Monday, May. 03, 1948
Self Diagnosis
The ceremonial speeches at medical conventions are usually sugared pills of platitudes. But in San Francisco last week, at the 29th annual meeting of the American College of Physicians, it was different. Doctors took a sharp look at themselves and disapproved of some things they saw.
Dr. Alan Gregg of the Rockefeller Foundation stuck a probe into the powerful specialty boards,* which certify doctors as specialists in the 15 recognized fields. The inbred, backward-looking boards, he said, give examinations that try to find out whether a candidate knows what the examiners know, not what the candidate himself knows; they stifle medical progress by "withholding approval of the new by insistent emphasis on expert knowledge of the old"; they become "partners of static and reactionary, albeit powerful and respectable, inertia or ignorance." Dr. Gregg's suggestion: pick specialists by their competence in practice.
Retiring A.C.P. President Hugh J. Morgan, of Nashville, Tenn., gave the 2,500 physicians a gloomy going-away present. He reminded his hearers of Cicero's high opinion of physicians ("In nothing do men more nearly approach the gods than in giving health to men"). But now, he said, physicians are losing the public's respect by commercialization--a tendency that has increased over the past 25 years.

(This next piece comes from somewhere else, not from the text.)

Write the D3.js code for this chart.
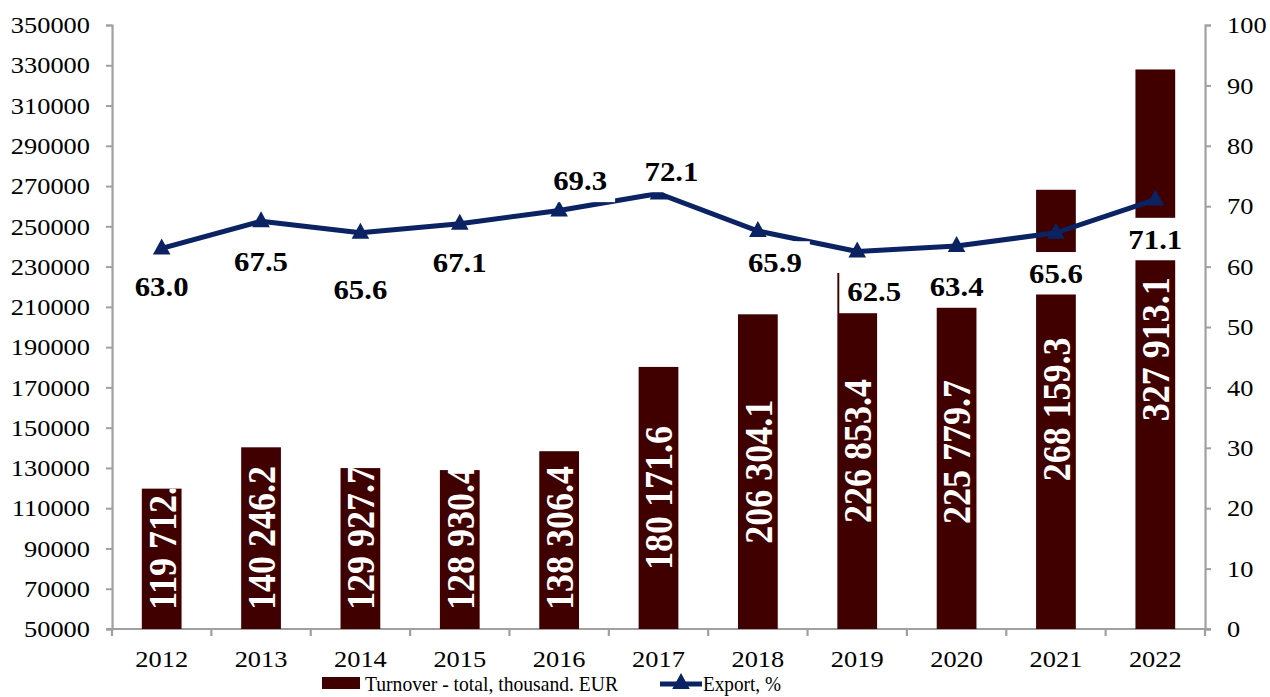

Medicine's frantic search for a single diagnosis of every case, said Psychiatrist Karl Menninger, turns bacteria into demons and medicine into a demoniac science. Physicians, he said, should think of disease "in terms of the total economics of the personality."
Physicians have failed to find a satisfactory way of permanently curing peptic (stomach) ulcers, said the University of California's Theodore Althausen. The standard treatment (bland diet) temporarily cures 90% of the cases; but 10% to 36% develop ulcers again within six months after the "cure," from 46% to 93% within five years.
* A.C.P.'s membership includes doctors who specialize in internal medicine and allied fields, but not surgeons; the American Medical Association, no rival, and the A.C.P. cooperate to sponsor the specialty board in internal medicine.